◆ Records excerpted from a collection ◆
────
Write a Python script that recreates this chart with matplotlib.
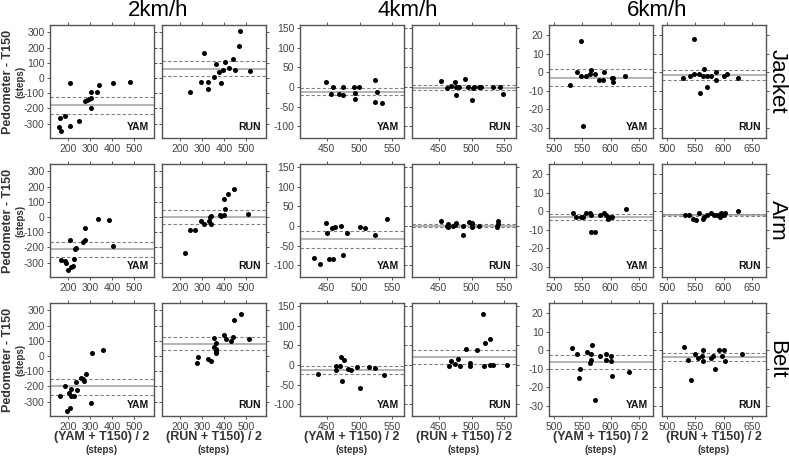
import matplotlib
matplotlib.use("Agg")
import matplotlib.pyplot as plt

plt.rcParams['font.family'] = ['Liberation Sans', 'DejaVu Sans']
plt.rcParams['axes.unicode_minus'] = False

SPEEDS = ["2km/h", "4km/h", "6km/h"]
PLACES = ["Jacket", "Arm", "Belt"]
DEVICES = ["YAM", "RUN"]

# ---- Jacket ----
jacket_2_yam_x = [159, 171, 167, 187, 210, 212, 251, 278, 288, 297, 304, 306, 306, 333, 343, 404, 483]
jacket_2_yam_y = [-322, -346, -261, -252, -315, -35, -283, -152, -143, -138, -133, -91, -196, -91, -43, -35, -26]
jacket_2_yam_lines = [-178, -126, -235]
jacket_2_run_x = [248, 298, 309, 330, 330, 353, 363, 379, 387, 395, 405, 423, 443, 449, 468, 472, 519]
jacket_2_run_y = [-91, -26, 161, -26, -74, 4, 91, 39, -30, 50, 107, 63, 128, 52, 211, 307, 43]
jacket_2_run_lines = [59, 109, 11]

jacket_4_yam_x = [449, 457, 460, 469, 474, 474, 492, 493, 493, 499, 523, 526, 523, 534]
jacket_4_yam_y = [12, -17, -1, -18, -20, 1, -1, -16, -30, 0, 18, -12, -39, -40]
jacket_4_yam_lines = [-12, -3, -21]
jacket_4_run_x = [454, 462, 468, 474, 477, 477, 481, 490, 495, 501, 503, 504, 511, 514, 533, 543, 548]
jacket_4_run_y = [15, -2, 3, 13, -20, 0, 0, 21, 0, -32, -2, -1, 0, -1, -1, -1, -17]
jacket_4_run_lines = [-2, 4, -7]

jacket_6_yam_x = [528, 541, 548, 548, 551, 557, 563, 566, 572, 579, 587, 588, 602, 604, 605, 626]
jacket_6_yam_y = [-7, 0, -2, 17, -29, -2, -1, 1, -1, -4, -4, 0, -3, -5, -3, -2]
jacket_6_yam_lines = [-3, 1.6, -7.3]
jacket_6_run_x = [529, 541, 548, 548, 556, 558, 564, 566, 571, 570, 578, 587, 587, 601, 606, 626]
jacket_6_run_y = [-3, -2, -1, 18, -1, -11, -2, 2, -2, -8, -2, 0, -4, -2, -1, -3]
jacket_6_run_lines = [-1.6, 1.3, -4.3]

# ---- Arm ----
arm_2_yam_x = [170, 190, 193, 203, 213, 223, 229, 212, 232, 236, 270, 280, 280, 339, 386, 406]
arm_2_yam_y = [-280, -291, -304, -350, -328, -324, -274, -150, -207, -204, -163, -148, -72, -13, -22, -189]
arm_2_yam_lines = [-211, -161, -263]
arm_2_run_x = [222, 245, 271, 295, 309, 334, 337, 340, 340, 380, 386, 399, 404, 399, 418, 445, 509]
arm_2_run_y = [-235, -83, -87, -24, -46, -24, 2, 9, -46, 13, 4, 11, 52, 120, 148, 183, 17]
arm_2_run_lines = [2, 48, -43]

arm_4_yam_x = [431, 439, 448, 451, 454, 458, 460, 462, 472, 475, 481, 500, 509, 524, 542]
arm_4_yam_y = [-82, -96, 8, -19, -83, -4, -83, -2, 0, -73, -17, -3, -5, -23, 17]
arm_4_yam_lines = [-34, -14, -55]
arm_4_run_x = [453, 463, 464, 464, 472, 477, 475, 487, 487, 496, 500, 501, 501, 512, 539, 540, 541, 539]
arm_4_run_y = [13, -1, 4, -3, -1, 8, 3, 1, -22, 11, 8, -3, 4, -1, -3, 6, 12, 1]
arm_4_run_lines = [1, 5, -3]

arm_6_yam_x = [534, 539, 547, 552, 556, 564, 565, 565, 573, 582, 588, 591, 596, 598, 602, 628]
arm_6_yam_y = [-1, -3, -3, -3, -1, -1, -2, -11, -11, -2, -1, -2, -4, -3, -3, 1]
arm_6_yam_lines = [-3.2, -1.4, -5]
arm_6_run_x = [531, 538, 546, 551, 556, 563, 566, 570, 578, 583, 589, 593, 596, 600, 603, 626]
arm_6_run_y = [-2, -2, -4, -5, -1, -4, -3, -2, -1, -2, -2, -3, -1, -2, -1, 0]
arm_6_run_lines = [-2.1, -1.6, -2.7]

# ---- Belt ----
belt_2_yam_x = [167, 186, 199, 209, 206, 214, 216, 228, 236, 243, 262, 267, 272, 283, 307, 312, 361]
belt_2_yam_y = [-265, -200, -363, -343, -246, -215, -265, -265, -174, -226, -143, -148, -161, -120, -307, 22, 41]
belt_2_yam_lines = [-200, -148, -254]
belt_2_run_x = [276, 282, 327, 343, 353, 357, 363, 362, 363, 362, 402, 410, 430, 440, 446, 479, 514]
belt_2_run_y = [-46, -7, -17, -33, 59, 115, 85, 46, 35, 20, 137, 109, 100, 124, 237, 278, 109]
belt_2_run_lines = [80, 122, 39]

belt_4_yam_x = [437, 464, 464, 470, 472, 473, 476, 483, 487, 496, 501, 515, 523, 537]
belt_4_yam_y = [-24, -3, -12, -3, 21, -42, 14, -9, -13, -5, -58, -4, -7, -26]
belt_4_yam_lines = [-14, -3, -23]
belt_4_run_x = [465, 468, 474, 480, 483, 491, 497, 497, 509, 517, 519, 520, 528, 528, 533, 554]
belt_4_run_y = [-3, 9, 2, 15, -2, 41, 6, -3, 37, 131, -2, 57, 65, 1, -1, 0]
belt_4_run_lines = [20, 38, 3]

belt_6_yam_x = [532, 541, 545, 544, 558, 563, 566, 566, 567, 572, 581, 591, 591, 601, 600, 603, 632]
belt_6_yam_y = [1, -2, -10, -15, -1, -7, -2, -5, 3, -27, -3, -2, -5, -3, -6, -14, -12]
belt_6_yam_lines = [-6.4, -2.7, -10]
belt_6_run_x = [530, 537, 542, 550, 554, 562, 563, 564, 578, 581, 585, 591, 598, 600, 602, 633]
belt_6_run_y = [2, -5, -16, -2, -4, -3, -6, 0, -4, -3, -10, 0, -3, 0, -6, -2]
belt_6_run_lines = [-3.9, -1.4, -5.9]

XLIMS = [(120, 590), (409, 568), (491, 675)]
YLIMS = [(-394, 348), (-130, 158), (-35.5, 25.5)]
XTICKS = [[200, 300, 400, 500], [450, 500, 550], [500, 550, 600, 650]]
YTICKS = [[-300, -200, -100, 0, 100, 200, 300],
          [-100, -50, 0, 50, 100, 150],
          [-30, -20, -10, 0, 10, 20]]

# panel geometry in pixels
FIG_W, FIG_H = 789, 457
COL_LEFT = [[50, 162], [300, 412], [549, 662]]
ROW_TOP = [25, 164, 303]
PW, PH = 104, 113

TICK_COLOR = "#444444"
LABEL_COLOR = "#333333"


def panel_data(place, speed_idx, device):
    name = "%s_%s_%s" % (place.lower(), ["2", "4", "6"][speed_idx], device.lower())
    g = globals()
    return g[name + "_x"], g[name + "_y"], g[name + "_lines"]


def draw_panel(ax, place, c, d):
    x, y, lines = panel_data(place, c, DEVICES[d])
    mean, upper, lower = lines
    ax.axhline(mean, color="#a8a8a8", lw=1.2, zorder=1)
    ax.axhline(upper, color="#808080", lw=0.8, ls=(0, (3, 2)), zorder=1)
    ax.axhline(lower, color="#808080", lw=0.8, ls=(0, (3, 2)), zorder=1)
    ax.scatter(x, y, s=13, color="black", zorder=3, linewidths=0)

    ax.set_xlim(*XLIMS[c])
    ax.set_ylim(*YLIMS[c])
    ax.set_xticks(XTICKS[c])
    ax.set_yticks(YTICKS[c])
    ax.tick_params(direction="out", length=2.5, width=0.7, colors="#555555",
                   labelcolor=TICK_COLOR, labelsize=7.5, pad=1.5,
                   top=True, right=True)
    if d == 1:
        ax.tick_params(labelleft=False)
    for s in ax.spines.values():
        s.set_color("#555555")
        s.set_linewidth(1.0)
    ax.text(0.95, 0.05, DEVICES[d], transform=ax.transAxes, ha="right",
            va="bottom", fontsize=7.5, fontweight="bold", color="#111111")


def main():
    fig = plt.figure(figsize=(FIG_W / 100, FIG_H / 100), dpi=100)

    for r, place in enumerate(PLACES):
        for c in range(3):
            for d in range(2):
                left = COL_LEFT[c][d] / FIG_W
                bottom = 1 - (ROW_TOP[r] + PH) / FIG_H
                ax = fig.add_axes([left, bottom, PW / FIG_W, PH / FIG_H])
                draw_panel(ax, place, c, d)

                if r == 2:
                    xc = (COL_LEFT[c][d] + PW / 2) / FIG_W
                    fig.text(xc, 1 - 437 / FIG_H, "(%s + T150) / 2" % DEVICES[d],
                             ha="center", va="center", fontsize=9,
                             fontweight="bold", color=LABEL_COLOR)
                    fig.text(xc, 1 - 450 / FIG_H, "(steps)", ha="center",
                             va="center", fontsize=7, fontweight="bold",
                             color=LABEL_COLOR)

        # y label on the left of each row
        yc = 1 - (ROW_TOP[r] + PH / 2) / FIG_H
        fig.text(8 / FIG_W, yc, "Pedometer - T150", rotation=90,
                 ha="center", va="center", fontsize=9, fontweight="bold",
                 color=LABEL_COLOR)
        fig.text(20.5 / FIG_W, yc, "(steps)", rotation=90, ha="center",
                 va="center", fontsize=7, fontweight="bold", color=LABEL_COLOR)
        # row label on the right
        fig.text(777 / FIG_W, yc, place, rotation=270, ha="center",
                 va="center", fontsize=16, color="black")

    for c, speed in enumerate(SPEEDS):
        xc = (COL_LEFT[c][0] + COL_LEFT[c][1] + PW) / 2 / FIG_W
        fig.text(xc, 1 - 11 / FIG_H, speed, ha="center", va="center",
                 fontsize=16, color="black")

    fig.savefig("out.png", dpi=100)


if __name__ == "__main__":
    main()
────
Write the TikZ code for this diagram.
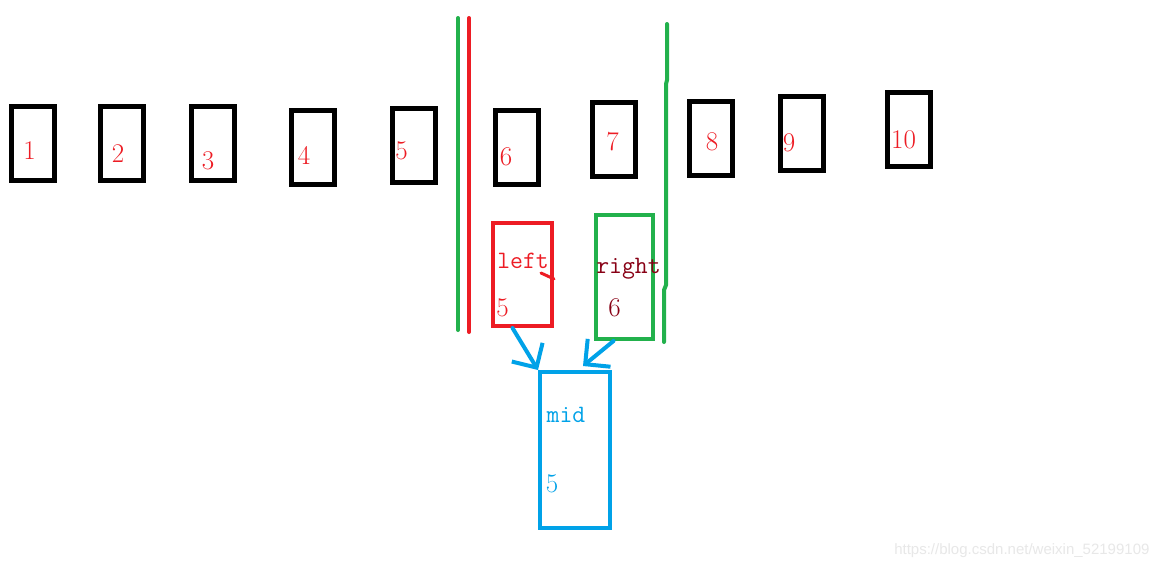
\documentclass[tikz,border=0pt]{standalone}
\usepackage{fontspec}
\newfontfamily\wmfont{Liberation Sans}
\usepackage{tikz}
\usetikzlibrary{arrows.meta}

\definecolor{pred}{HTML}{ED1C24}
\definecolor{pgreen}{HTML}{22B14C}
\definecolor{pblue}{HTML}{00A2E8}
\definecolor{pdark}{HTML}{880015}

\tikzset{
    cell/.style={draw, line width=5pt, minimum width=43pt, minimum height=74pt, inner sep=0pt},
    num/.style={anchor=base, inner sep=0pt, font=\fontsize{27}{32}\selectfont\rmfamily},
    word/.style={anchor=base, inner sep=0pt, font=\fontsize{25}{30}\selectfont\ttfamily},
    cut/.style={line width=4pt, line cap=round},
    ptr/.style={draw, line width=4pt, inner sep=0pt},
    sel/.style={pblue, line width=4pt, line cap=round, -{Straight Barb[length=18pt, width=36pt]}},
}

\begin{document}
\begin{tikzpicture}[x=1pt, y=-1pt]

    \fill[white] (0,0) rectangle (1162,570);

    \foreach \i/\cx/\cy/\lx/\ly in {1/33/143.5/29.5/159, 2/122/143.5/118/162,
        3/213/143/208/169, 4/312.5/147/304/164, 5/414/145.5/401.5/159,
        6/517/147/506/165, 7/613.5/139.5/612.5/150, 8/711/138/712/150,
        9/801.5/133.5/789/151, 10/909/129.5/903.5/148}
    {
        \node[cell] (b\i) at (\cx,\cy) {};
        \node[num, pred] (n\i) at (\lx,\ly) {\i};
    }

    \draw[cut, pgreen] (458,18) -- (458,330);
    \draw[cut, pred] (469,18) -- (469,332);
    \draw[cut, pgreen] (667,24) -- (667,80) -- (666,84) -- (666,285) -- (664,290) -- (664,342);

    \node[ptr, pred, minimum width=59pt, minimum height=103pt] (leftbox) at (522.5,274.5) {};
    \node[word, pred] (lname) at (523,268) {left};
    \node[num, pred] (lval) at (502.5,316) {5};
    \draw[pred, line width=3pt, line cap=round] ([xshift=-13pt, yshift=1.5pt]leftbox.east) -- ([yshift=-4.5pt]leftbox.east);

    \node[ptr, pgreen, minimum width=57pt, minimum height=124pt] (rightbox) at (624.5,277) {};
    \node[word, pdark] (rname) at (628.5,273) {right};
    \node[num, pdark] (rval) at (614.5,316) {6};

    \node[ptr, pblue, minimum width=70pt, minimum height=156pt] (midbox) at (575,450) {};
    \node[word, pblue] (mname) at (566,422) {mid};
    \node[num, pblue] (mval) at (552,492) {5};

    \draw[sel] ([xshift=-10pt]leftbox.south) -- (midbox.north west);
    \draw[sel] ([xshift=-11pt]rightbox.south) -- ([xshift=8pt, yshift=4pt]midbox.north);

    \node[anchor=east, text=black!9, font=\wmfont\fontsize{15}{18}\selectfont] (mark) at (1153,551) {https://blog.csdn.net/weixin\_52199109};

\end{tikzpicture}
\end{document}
────
◆ WHAT NEEDS TO BE DONE ◆
Pictures excluded, give again exactly and only the lines of the material above from the line with "Write the TikZ code for this diagram." through the line with "(0,0) rectangle (1162,570);".

◆ FINAL RESULT ◆
Write the TikZ code for this diagram.
\documentclass[tikz,border=0pt]{standalone}
\usepackage{fontspec}
\newfontfamily\wmfont{Liberation Sans}
\usepackage{tikz}
\usetikzlibrary{arrows.meta}

\definecolor{pred}{HTML}{ED1C24}
\definecolor{pgreen}{HTML}{22B14C}
\definecolor{pblue}{HTML}{00A2E8}
\definecolor{pdark}{HTML}{880015}

\tikzset{
    cell/.style={draw, line width=5pt, minimum width=43pt, minimum height=74pt, inner sep=0pt},
    num/.style={anchor=base, inner sep=0pt, font=\fontsize{27}{32}\selectfont\rmfamily},
    word/.style={anchor=base, inner sep=0pt, font=\fontsize{25}{30}\selectfont\ttfamily},
    cut/.style={line width=4pt, line cap=round},
    ptr/.style={draw, line width=4pt, inner sep=0pt},
    sel/.style={pblue, line width=4pt, line cap=round, -{Straight Barb[length=18pt, width=36pt]}},
}

\begin{document}
\begin{tikzpicture}[x=1pt, y=-1pt]

    \fill[white] (0,0) rectangle (1162,570);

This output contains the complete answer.